In the article, Blum alleges that because there were two homerless games already this season, something must be different, but the Yankees are having none of it. “Guys have been making good pitches and going about their business the right way. I don’t think I’ve noticed any difference at all,” Joba Chamberlain said. “I guess at the end of the season we’ll see how everything compares, but I don’t think it’s any different.”
Andy Pettitte was one of the stadium’s early critics, and he had trouble at the start of 2009 trusting his stuff in the new park. Since then, he’s grown accustomed to it. “Last year it was just early, we had winds that were ripping straight out, and now what we’ve got is we’ve got winds that are going dead in.” Pettitte said. “So it’s definitely to left field I believe has played a lot different on this homestand than it did on the first couple of homestands last year. Toward the end of the season last year, I felt like it really started playing pretty fair. Right field is short. That’s all there is to it. But the rest of the ballpark plays actually pretty big.”

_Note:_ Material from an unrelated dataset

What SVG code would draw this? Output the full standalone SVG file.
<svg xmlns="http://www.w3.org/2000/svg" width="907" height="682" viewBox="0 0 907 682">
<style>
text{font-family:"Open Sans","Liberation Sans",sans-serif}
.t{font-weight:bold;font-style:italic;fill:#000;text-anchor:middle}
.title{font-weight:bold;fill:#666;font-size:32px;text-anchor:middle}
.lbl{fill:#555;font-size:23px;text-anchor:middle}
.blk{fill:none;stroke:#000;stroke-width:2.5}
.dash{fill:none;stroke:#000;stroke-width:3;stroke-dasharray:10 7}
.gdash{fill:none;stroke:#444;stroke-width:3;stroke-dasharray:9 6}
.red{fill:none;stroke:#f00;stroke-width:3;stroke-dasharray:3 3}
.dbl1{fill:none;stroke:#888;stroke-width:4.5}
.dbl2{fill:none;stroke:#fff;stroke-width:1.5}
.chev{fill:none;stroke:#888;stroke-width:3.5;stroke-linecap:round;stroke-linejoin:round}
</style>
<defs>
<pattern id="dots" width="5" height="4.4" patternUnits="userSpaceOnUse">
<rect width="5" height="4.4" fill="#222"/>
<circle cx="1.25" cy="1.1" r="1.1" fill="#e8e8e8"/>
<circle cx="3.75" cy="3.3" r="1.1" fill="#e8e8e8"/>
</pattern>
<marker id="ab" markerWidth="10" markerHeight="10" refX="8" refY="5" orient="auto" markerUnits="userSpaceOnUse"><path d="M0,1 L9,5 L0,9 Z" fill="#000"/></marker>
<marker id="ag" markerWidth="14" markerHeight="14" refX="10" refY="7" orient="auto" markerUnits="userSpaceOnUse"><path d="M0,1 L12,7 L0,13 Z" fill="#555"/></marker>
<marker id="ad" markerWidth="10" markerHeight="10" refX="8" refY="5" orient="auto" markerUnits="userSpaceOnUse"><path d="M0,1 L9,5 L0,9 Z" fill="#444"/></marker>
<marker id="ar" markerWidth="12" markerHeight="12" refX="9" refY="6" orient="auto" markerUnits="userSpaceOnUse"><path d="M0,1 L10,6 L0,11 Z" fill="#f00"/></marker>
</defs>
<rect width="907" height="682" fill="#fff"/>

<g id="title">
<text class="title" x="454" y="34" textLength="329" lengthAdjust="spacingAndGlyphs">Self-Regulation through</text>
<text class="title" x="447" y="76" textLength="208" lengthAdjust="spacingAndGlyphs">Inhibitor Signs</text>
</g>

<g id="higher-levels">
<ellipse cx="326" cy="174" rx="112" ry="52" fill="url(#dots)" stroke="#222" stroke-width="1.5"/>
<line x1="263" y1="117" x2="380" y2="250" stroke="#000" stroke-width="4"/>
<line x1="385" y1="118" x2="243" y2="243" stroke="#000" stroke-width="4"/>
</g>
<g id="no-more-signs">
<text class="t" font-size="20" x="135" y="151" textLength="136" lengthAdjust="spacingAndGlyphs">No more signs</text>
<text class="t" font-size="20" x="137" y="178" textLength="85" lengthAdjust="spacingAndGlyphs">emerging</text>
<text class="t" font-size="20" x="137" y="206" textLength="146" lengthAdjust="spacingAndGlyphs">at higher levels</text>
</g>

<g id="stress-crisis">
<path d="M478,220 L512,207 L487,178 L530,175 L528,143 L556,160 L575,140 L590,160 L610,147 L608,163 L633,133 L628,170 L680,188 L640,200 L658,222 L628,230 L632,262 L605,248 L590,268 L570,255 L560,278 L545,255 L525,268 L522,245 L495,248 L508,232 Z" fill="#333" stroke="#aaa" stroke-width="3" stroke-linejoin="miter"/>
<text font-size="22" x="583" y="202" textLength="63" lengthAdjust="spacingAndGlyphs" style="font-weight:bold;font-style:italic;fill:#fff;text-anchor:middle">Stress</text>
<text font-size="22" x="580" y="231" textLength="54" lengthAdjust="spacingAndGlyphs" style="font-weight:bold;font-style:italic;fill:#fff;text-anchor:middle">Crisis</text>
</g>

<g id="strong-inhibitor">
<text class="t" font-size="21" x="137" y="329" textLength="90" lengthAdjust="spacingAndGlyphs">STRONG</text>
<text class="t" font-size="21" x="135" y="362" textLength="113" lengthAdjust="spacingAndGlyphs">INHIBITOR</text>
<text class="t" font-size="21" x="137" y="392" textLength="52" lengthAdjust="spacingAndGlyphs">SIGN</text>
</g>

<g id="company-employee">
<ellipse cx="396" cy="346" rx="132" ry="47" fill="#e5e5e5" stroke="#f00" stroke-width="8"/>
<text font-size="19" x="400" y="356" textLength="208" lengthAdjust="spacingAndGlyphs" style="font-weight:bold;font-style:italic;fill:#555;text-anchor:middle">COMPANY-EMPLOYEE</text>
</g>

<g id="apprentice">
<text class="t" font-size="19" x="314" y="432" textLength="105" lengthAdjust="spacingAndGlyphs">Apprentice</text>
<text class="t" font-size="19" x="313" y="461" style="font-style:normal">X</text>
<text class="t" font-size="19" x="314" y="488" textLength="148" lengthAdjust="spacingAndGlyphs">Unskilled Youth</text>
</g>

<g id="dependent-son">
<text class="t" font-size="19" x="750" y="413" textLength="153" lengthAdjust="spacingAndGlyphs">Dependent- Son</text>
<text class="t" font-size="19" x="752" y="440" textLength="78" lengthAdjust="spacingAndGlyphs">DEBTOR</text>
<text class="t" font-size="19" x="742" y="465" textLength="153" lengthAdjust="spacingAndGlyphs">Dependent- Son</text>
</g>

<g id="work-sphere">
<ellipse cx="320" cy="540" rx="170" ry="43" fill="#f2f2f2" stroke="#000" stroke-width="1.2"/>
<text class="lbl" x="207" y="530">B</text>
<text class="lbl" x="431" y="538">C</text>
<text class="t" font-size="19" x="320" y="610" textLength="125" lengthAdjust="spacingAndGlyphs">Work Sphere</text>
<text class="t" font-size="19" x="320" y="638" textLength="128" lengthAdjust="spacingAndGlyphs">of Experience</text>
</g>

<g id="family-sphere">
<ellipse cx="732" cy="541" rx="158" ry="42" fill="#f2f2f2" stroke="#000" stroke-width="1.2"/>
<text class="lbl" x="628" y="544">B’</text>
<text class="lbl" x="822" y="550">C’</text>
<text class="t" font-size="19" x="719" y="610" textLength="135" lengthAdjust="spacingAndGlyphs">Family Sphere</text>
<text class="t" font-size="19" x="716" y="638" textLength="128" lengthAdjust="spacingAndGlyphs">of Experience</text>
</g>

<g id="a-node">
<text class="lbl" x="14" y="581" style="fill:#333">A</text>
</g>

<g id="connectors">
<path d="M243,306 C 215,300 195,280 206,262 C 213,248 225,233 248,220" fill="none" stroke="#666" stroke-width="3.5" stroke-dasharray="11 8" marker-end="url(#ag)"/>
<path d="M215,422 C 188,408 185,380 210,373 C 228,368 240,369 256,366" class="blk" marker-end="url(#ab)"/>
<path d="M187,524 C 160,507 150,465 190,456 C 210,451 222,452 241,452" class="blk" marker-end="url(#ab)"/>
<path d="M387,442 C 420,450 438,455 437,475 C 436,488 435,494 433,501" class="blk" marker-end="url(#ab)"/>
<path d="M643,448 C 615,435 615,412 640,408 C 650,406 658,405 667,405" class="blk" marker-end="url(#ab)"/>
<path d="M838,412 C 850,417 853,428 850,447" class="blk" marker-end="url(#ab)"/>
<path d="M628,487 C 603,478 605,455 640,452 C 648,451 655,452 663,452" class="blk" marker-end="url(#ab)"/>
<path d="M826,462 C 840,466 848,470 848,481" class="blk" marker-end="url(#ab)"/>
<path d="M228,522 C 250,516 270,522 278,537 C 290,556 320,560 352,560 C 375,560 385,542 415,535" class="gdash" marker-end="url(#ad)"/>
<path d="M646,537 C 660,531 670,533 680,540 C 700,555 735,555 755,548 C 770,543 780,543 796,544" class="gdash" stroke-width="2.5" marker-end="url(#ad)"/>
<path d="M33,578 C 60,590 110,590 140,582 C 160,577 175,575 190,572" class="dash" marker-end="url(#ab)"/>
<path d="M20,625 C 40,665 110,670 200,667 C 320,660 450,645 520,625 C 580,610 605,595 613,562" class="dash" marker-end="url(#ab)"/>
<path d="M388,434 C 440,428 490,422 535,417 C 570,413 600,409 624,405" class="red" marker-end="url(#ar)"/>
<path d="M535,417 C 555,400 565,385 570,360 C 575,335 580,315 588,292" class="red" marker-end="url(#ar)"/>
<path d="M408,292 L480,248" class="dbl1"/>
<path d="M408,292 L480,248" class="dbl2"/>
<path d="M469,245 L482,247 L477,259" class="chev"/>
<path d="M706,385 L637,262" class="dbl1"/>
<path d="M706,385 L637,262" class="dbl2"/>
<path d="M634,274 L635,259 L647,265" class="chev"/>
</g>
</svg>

Therein lies the rub. The stadium was slightly home run-happy last year, but that’s because the Yankees had a home run-happy lineup of left-handed sluggers. The team is primed to exploit that advantage again this year, but otherwise, the stadium has suppressed non-home run extra-base hits. It plays, in other words, like a fair baseball stadium, and those who criticized its home runs have been notably silent since early last spring.